*WHAT YOU SHOULD DO*: Please return nothing but the lines between the line holding "Rebuild this chart" and the line holding "import * as", both ends included, without the pictures.

::: THE INPUT

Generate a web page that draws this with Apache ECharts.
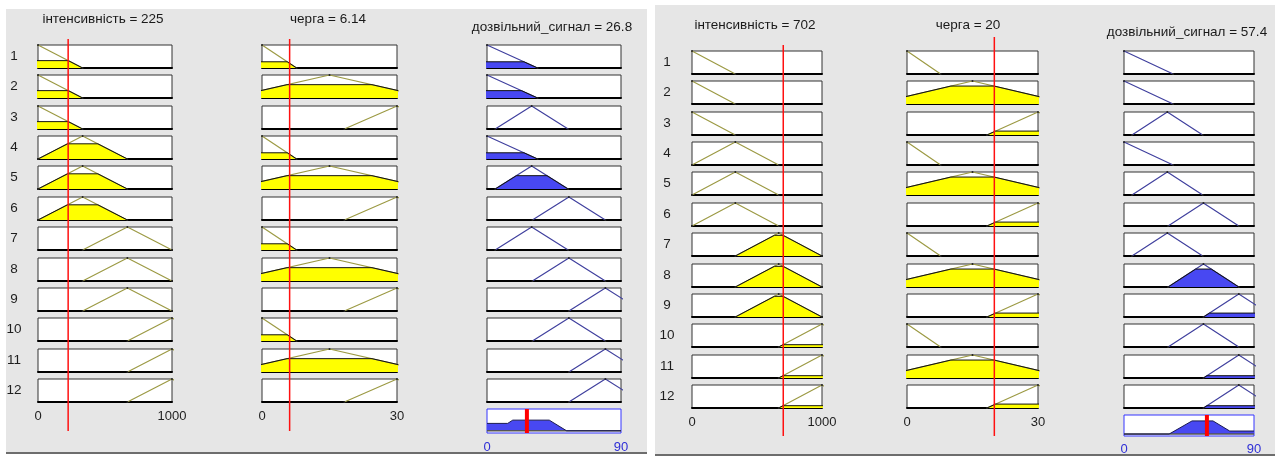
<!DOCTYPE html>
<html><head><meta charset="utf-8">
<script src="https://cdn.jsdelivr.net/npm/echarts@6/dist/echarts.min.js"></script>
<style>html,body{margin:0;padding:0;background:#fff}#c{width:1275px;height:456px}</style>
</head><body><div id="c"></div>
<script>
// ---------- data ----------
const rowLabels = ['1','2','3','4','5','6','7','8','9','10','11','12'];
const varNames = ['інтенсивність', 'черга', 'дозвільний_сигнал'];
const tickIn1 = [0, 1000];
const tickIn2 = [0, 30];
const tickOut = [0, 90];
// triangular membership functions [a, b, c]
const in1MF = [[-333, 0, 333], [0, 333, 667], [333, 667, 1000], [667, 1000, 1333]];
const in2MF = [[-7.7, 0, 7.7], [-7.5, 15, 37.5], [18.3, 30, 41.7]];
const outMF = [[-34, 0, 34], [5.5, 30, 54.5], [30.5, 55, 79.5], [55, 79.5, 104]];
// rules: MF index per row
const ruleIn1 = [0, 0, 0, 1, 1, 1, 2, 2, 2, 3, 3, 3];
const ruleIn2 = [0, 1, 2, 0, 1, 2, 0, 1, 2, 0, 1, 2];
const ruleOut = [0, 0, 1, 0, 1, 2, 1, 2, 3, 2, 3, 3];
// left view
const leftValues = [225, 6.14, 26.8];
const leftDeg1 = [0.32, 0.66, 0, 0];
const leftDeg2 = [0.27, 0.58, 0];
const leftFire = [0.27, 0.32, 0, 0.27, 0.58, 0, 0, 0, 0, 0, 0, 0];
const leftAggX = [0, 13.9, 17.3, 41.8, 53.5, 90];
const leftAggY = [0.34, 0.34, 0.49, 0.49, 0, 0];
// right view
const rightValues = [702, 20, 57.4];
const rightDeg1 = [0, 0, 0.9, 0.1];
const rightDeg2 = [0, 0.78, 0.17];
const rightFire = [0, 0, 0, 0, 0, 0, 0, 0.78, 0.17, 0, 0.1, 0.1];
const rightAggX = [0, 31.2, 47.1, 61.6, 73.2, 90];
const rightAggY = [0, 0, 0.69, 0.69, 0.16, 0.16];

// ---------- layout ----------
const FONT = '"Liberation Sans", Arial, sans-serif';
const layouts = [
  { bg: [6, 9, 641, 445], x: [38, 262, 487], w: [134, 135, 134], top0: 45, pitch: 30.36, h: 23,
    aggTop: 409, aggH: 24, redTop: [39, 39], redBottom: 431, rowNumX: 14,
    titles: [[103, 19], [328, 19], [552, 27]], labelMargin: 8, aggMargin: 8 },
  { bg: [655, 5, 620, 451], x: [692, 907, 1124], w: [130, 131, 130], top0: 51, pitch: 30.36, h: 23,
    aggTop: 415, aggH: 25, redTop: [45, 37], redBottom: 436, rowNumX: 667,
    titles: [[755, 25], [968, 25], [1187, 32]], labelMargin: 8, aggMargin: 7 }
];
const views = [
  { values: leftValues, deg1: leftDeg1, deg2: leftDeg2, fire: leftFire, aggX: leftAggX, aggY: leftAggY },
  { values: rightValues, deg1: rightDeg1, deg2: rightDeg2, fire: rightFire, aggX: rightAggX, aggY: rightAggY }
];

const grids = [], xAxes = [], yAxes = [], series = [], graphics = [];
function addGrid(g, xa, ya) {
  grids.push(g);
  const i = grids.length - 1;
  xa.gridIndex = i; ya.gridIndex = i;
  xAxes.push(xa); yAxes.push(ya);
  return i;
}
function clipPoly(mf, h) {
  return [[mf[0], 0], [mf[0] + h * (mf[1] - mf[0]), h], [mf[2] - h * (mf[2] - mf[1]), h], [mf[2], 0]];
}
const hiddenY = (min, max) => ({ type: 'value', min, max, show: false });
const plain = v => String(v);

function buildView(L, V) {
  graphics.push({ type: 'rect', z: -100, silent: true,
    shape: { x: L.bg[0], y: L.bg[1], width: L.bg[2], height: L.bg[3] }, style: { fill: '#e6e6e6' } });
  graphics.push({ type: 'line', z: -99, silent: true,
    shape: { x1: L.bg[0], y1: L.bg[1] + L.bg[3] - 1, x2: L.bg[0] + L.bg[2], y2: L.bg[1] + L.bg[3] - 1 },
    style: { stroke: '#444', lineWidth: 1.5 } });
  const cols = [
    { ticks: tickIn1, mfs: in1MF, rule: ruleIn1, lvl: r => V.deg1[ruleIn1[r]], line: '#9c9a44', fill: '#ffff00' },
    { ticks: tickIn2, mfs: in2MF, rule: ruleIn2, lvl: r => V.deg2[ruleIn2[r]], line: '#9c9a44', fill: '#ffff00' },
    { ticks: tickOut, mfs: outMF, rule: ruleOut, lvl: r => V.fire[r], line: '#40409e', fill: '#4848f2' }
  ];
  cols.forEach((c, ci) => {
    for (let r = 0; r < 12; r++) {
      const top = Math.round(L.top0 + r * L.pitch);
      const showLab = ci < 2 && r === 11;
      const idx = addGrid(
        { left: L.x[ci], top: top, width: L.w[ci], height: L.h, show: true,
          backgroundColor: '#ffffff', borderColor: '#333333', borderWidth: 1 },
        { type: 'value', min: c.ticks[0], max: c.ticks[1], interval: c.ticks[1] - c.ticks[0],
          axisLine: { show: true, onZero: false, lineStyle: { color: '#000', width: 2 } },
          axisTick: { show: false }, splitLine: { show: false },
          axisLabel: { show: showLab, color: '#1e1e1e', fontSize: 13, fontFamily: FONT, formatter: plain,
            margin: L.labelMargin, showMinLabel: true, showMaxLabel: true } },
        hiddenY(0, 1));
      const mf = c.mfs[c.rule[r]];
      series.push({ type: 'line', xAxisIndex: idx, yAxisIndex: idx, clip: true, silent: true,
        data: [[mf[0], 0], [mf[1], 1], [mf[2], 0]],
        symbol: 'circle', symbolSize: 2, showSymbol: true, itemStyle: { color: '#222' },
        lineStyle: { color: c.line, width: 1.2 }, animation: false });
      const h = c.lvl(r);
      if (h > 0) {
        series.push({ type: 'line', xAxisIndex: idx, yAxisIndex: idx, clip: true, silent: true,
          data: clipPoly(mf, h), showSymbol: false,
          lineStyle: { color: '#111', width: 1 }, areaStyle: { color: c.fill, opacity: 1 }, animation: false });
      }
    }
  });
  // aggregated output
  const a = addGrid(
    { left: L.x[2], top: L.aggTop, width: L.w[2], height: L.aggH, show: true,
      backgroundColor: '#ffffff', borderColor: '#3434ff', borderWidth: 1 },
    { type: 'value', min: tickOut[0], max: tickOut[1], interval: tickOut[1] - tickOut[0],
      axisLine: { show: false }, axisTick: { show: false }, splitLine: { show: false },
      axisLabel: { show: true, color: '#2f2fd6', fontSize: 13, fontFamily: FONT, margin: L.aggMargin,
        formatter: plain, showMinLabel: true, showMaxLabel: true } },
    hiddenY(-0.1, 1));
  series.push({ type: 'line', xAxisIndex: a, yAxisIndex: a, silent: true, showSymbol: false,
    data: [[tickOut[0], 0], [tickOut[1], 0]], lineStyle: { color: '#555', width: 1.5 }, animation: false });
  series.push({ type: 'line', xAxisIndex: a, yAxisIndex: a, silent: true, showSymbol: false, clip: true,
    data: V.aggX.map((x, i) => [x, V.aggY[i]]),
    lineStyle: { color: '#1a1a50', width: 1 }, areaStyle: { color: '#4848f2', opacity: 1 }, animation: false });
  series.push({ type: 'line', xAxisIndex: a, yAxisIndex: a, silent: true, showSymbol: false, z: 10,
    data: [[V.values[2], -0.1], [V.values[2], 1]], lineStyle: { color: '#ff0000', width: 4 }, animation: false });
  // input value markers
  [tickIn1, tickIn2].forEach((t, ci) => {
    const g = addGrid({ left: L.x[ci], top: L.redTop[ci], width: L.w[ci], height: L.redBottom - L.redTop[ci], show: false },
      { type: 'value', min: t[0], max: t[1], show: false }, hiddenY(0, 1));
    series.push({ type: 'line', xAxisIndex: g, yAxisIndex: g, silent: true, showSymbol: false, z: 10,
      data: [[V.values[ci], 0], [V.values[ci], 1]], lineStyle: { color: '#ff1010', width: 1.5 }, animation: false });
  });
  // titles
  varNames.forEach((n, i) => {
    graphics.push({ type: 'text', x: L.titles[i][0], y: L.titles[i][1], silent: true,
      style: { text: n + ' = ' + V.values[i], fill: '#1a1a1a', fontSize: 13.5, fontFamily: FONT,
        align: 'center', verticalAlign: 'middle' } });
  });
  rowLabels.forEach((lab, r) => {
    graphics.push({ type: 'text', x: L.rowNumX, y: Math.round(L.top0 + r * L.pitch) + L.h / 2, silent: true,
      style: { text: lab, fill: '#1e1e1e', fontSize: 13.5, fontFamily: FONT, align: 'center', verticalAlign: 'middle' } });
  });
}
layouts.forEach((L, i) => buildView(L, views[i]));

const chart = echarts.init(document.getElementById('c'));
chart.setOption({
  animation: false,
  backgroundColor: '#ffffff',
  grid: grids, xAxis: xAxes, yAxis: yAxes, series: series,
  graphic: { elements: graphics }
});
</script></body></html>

::::::
::: THE INPUT

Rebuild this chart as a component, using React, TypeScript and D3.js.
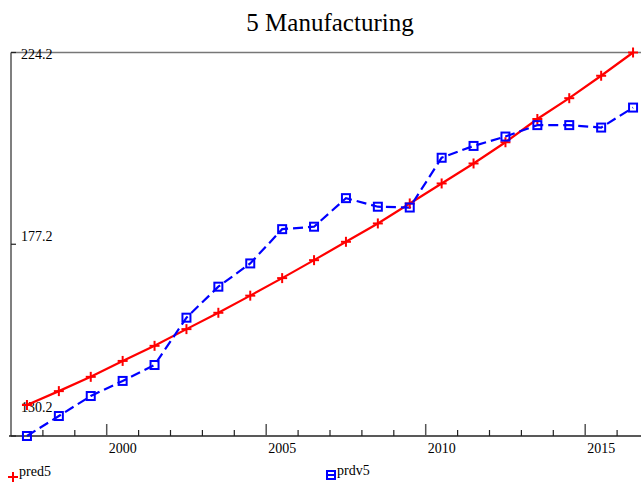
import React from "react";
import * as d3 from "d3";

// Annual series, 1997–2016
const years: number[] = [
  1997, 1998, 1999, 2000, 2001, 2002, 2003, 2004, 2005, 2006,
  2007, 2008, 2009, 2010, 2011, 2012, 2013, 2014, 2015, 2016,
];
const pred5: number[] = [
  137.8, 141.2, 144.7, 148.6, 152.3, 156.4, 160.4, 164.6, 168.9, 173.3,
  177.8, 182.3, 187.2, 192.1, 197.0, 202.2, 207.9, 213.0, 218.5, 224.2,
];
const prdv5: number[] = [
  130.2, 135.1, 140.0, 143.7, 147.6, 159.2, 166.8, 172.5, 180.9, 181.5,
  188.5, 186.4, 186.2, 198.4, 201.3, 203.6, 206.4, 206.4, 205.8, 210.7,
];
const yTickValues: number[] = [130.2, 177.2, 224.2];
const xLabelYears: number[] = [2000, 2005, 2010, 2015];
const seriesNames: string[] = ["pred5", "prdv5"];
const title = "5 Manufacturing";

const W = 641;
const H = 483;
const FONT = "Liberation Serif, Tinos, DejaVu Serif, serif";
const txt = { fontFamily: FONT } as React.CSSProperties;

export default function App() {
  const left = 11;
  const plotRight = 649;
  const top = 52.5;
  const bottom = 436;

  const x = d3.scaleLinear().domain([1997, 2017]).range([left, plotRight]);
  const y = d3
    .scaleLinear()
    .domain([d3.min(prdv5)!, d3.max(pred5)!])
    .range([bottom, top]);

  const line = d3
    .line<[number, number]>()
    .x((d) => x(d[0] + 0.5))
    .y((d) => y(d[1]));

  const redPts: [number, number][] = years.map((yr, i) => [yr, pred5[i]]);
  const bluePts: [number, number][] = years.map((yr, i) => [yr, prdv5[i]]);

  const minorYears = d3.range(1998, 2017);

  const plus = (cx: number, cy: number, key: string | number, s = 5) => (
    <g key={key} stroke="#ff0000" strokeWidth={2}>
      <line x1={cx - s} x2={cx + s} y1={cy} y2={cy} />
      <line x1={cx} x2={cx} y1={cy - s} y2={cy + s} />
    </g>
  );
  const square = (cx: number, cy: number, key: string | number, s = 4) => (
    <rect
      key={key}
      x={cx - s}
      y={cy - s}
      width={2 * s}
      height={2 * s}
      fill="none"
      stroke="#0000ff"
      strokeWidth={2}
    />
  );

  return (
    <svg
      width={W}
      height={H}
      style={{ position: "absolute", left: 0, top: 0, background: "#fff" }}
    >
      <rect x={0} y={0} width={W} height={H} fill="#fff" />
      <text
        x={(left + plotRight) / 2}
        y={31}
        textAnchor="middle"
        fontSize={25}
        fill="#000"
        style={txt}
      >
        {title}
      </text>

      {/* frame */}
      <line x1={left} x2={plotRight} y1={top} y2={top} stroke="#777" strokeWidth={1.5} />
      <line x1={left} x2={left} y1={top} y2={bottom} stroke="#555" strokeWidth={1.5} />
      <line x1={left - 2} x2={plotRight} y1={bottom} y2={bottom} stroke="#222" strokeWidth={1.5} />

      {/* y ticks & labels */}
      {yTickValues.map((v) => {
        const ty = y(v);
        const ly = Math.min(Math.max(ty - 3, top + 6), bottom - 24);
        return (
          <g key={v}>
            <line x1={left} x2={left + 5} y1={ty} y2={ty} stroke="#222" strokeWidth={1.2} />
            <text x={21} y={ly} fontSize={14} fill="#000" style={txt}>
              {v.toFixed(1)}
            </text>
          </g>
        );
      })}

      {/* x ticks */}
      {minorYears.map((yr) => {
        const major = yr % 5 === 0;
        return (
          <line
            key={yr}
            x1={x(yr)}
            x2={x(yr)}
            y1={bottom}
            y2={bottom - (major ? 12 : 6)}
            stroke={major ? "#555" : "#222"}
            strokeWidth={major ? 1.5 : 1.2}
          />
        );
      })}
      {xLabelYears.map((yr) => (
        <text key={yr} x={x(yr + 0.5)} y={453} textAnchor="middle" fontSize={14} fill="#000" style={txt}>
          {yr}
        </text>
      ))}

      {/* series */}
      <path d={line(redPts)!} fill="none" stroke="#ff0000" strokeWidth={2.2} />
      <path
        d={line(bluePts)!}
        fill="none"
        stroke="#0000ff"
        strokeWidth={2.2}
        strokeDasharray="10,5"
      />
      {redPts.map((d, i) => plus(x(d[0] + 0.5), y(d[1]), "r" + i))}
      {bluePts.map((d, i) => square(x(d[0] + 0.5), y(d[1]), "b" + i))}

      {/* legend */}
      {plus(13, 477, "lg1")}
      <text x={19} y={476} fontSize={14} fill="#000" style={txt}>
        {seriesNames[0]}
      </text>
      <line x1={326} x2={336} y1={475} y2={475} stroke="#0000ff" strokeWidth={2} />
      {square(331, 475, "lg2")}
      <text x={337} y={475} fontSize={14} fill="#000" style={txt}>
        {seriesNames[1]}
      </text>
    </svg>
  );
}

::::::

*ANSWER FOR THIS EXERCISE*:
Rebuild this chart as a component, using React, TypeScript and D3.js.
import React from "react";
import * as d3 from "d3";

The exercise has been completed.